E se ainda assim alguém quiser algo diferente? Bem, a FCA desenvolveu duas cores para o novo Uno 2015: o laranja Ruggine e o verde Amazon (metálicas). A idéia surgiu a partir de pesquisas realizadas no Design Center por meio de tendências de materiais, da moda, arquitetura, entre outros elementos, em um trabalho integrado entre as áreas de engenharia de materiais e fornecedores. Pesquisas sobre comportamento dos consumidores, carros conceitos e de mercado também abastecem os novos desenvolvimentos.
A Mercedes-Benz oferece 12 opções de cores metálicas e três sólidas por modelo, bem como algumas opções de cores perolizadas que variam de acordo com o modelo escolhido. Além das cores “convencionais”, a marca tem um departamento chamado “AMG Performance Studio”, onde são feitos os pedidos especiais de veículos da marca Mercedes-AMG. O cliente pode personalizar inúmeros itens e, além de escolher as cores de linha, pode pedir para que seja criada uma cor única. No Brasil, duas unidades do SLS 63 AMG foram encomendados com pinturas especiais, sendo que uma delas é única no mundo; apenas essa unidade foi pintada com uma cor exclusiva que recebeu o nome de “Yosemite blue”. Da outra também há poucas unidades, pois foi desenvolvida com uma quantidade de ouro na pigmentação, denominada de “Desert gold” para o modelo SLS. Além de Mercedes e FCA, outras fábricas têm outros tipos de pintura, mas basicamente também atendem ao mercado com tintas sólidas, metálicas ou perolizadas. E sempre estão atentas às guinadas do mercado quanto a cores.
O Toninho, meu funileiro que trabalha com tinta automobilística desde os anos 1970, me disse que há tantos tipos de pintura que qualquer uma pode ser retocada. “Não há um tipo mais fácil ou difícil de retocar. Todas dependem de boa matéria-prima e boa mão-de-obra”. Segundo ele, quem vai pintar tem de conhecer bem todos os tipos de tinta, as bases e como combiná-las. E conta que um dos segredos para que não se perceba a emenda na tinta é ultrapassar o trecho pintado com o verniz. Gosto de conversar com o Toninho pois tem muita experiência e adora uma prosa, mas brinco com ele que se dependesse apenas de mim como cliente iria à falência…
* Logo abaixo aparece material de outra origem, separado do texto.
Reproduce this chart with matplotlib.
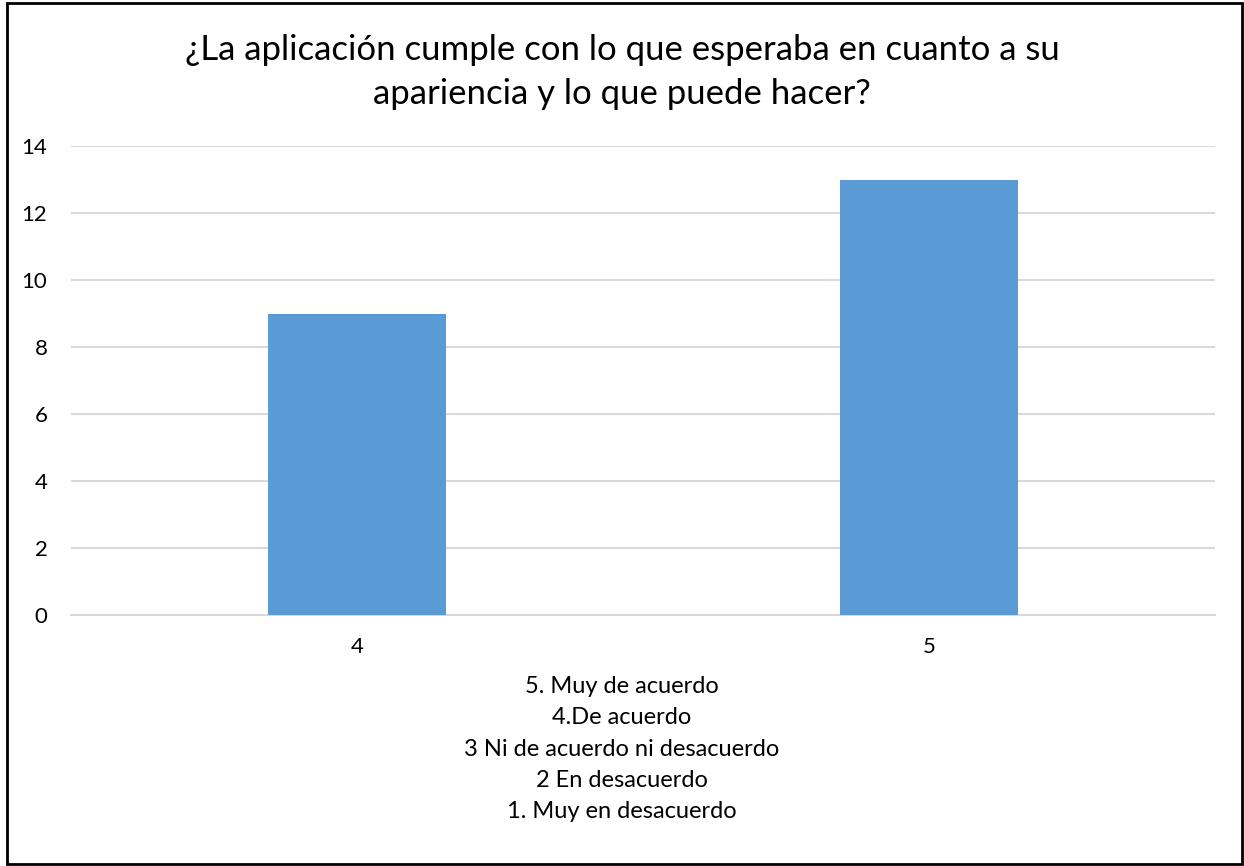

Mudando de assunto: Ciclovias, parte II: a Justiça autorizou a continuidade das ciclovias e ciclofaixas na cidade de São Paulo embora a Prefeitura não tenha apresentado um único estudo de nada — impacto sobre o trânsito, planejamento, nada. Apenas um juiz diferente indeferiu o que outro tinha aprovado. Coisas do sistema jurídico brasileiro. Parece que acabado o furor das faixas de ônibus resolveram aproveitar a tinta que sobrou e agora as ciclofaixas são o mais novo xodó da administração pública. Encontrei uma pesquisa do Datafolha de fevereiro deste ano que afirma que três entre quatro paulistanos não têm bicicleta. Dos que têm, 6% a utilizam todos os dias por algum motivo, mas somente 1% pedala para ir ao trabalho e 33% desses 25% utiliza a bicicleta menos de uma vez por semana — dá para imaginar que seja sábado ou domingo, não? E 72% (e a Prefeitura trabalha com o número de 70% ) declararam que utilizam o ônibus para seus deslocamentos diários. Preciso desenhar?